* Exercise: Return the material word for word. Do not include the pictures.
--- start of Given material ---
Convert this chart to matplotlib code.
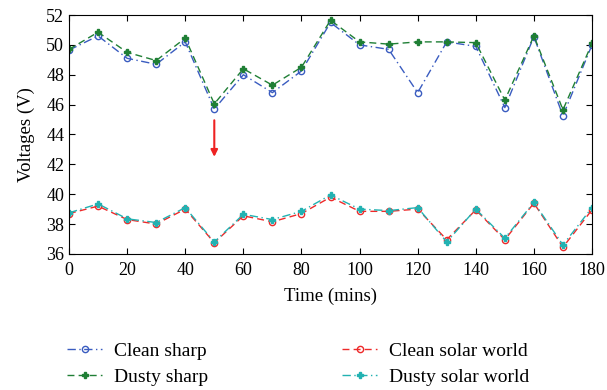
import matplotlib
matplotlib.use("Agg")
import matplotlib.pyplot as plt

time_mins = [0, 10, 20, 30, 40, 50, 60, 70, 80, 90, 100, 110, 120, 130, 140, 150, 160, 170, 180]
clean_sharp = [49.65, 50.6, 49.1, 48.7, 50.2, 45.7, 48.0, 46.8, 48.25, 51.5, 50.0, 49.7, 46.8, 50.2, 49.9, 45.8, 50.55, 45.25, 50.0]
dusty_sharp = [49.7, 50.85, 49.5, 48.95, 50.45, 46.05, 48.4, 47.3, 48.5, 51.65, 50.2, 50.05, 50.2, 50.2, 50.15, 46.3, 50.6, 45.65, 50.1]
clean_solar = [38.7, 39.2, 38.3, 38.0, 39.0, 36.75, 38.55, 38.15, 38.7, 39.8, 38.85, 38.85, 39.0, 36.95, 38.95, 36.95, 39.4, 36.45, 38.95]
dusty_solar = [38.75, 39.35, 38.35, 38.1, 39.1, 36.8, 38.65, 38.3, 38.85, 39.95, 39.0, 38.9, 39.1, 36.8, 39.0, 37.05, 39.45, 36.6, 39.1]

labels = ["Clean sharp", "Dusty sharp", "Clean solar world", "Dusty solar world"]
x_ticks = list(range(0, 181, 20))
y_ticks = list(range(36, 53, 2))

plt.rcParams['font.family'] = ['Liberation Serif', 'DejaVu Serif']

fig = plt.figure(figsize=(6.07, 3.90), dpi=100)
ax = fig.add_axes([0.1137, 0.349, 0.8616, 0.6125])

l1, = ax.plot(time_mins, clean_sharp, linestyle=(0, (6, 2.5, 1, 2.5)), color='#3a5cc0', marker='o',
              mfc='none', mec='#3a5cc0', ms=4.5, lw=1, label=labels[0])
l2, = ax.plot(time_mins, dusty_sharp, linestyle=(0, (5, 3)), color='#1f7f35', marker='P',
              ms=4, lw=1, label=labels[1])
l3, = ax.plot(time_mins, clean_solar, linestyle=(0, (5, 3)), color='#ee2a2a', marker='o',
              mfc='none', mec='#ee2a2a', ms=4.5, lw=1, label=labels[2])
l4, = ax.plot(time_mins, dusty_solar, linestyle=(0, (6, 2.5, 1, 2.5)), color='#22b2b2', marker='P',
              ms=4, lw=1, label=labels[3])

ax.annotate('', xy=(50, 42.5), xytext=(50, 44.95),
            arrowprops=dict(arrowstyle='-|>', color='#ee2222', lw=1.5,
                            mutation_scale=10, shrinkA=0, shrinkB=0))

ax.set_xlim(0, 180)
ax.set_ylim(36, 52)
ax.set_xticks(x_ticks)
ax.set_yticks(y_ticks)
ax.tick_params(direction='in', top=True, right=True, labelsize=13, length=4)
ax.tick_params(axis='x', pad=6)
ax.set_xlabel('Time (mins)', fontsize=13.5, labelpad=6)
ax.set_ylabel('Voltages (V)', fontsize=13.5, labelpad=8)

fig.legend(handles=[l1, l2, l3, l4], labels=labels,
           ncol=2, loc='lower left', bbox_to_anchor=(0.082, -0.035), frameon=False,
           fontsize=14, handlelength=1.8, columnspacing=6.9, labelspacing=0.45,
           handletextpad=0.6)

fig.savefig('out.png', dpi=100)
--- end of Given material ---
* Completed task:
Convert this chart to matplotlib code.
import matplotlib
matplotlib.use("Agg")
import matplotlib.pyplot as plt

time_mins = [0, 10, 20, 30, 40, 50, 60, 70, 80, 90, 100, 110, 120, 130, 140, 150, 160, 170, 180]
clean_sharp = [49.65, 50.6, 49.1, 48.7, 50.2, 45.7, 48.0, 46.8, 48.25, 51.5, 50.0, 49.7, 46.8, 50.2, 49.9, 45.8, 50.55, 45.25, 50.0]
dusty_sharp = [49.7, 50.85, 49.5, 48.95, 50.45, 46.05, 48.4, 47.3, 48.5, 51.65, 50.2, 50.05, 50.2, 50.2, 50.15, 46.3, 50.6, 45.65, 50.1]
clean_solar = [38.7, 39.2, 38.3, 38.0, 39.0, 36.75, 38.55, 38.15, 38.7, 39.8, 38.85, 38.85, 39.0, 36.95, 38.95, 36.95, 39.4, 36.45, 38.95]
dusty_solar = [38.75, 39.35, 38.35, 38.1, 39.1, 36.8, 38.65, 38.3, 38.85, 39.95, 39.0, 38.9, 39.1, 36.8, 39.0, 37.05, 39.45, 36.6, 39.1]

labels = ["Clean sharp", "Dusty sharp", "Clean solar world", "Dusty solar world"]
x_ticks = list(range(0, 181, 20))
y_ticks = list(range(36, 53, 2))

plt.rcParams['font.family'] = ['Liberation Serif', 'DejaVu Serif']

fig = plt.figure(figsize=(6.07, 3.90), dpi=100)
ax = fig.add_axes([0.1137, 0.349, 0.8616, 0.6125])

l1, = ax.plot(time_mins, clean_sharp, linestyle=(0, (6, 2.5, 1, 2.5)), color='#3a5cc0', marker='o',
              mfc='none', mec='#3a5cc0', ms=4.5, lw=1, label=labels[0])
l2, = ax.plot(time_mins, dusty_sharp, linestyle=(0, (5, 3)), color='#1f7f35', marker='P',
              ms=4, lw=1, label=labels[1])
l3, = ax.plot(time_mins, clean_solar, linestyle=(0, (5, 3)), color='#ee2a2a', marker='o',
              mfc='none', mec='#ee2a2a', ms=4.5, lw=1, label=labels[2])
l4, = ax.plot(time_mins, dusty_solar, linestyle=(0, (6, 2.5, 1, 2.5)), color='#22b2b2', marker='P',
              ms=4, lw=1, label=labels[3])

ax.annotate('', xy=(50, 42.5), xytext=(50, 44.95),
            arrowprops=dict(arrowstyle='-|>', color='#ee2222', lw=1.5,
                            mutation_scale=10, shrinkA=0, shrinkB=0))

ax.set_xlim(0, 180)
ax.set_ylim(36, 52)
ax.set_xticks(x_ticks)
ax.set_yticks(y_ticks)
ax.tick_params(direction='in', top=True, right=True, labelsize=13, length=4)
ax.tick_params(axis='x', pad=6)
ax.set_xlabel('Time (mins)', fontsize=13.5, labelpad=6)
ax.set_ylabel('Voltages (V)', fontsize=13.5, labelpad=8)

fig.legend(handles=[l1, l2, l3, l4], labels=labels,
           ncol=2, loc='lower left', bbox_to_anchor=(0.082, -0.035), frameon=False,
           fontsize=14, handlelength=1.8, columnspacing=6.9, labelspacing=0.45,
           handletextpad=0.6)

fig.savefig('out.png', dpi=100)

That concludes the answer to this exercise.